Hi, myself and the wife are moving to Javea. All sorted here in UK, but now need to find a long term rental in Javea. Our house will be rented out as of 15 Aug so we hope to move over ASAP after that date. 

Got loads of questions;

1 who is best for an airport pick up.
2 a good estate agent for long term rentals
3 local garage to rent or buy a car
4 is there anywhere that has an indoor pool/gym we can join
5 best option for uk tv
6 internet provider
7 cost of a bus to Denia and other areas
8 location of nearest train station
9 are there any cinemas in English
10 is there a local sailing club
11 best bar to meet a few expats
12 cheap hotel to stay in while we are viewing properties

Any tips would be appreciated.


----------



## Trubrit (Nov 24, 2010)

I live in Toledo but i do know that during July and August every room, apartment, house and even tent is fully booked and then some!! and cheap hotels are as hard to find as as rocking horse doodoo, but i wish you well.


----------



## xabiaxica (Jun 23, 2009)

:welcome:

quick reply as leaving for work in a min, will add more later 

1 who is best for an airport pick up.

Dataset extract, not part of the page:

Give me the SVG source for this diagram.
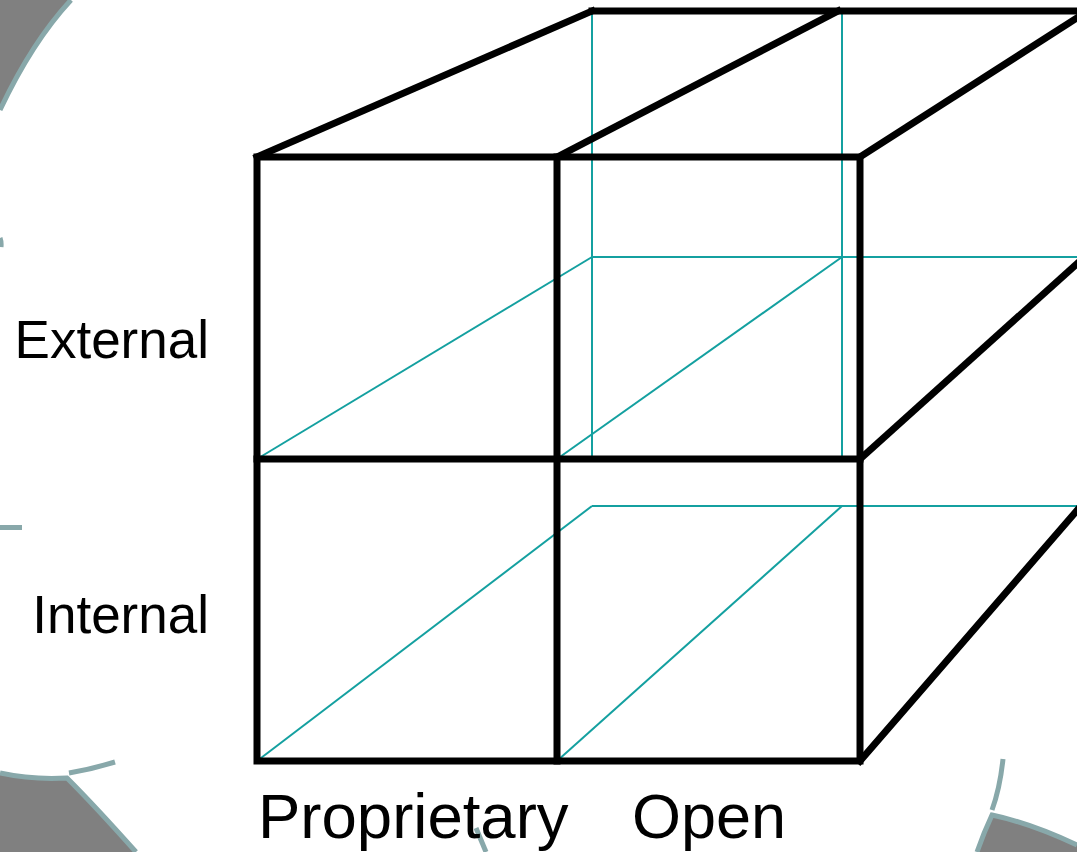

Beniconnect
2 a good estate agent for long term rentals later...
3 local garage to rent or buy a car 
4 is there anywhere that has an indoor pool/gym we can join
5 best option for uk tv Sat&PC guy - posts on here as sat 
6 internet provider depends where you are
7 cost of a bus to Denia and other areas cheap but infrequent
8 location of nearest train station Dénia
9 are there any cinemas in English - yes, in the port 
10 is there a local sailing club yes, in the port 
11 best bar to meet a few expats too many to name
12 cheap hotel to stay in while we are viewing properties might be better with a hostal or renting an apartment - will add more later


----------



## Del929 (Jun 7, 2015)

Many thanks. That's appreciated


----------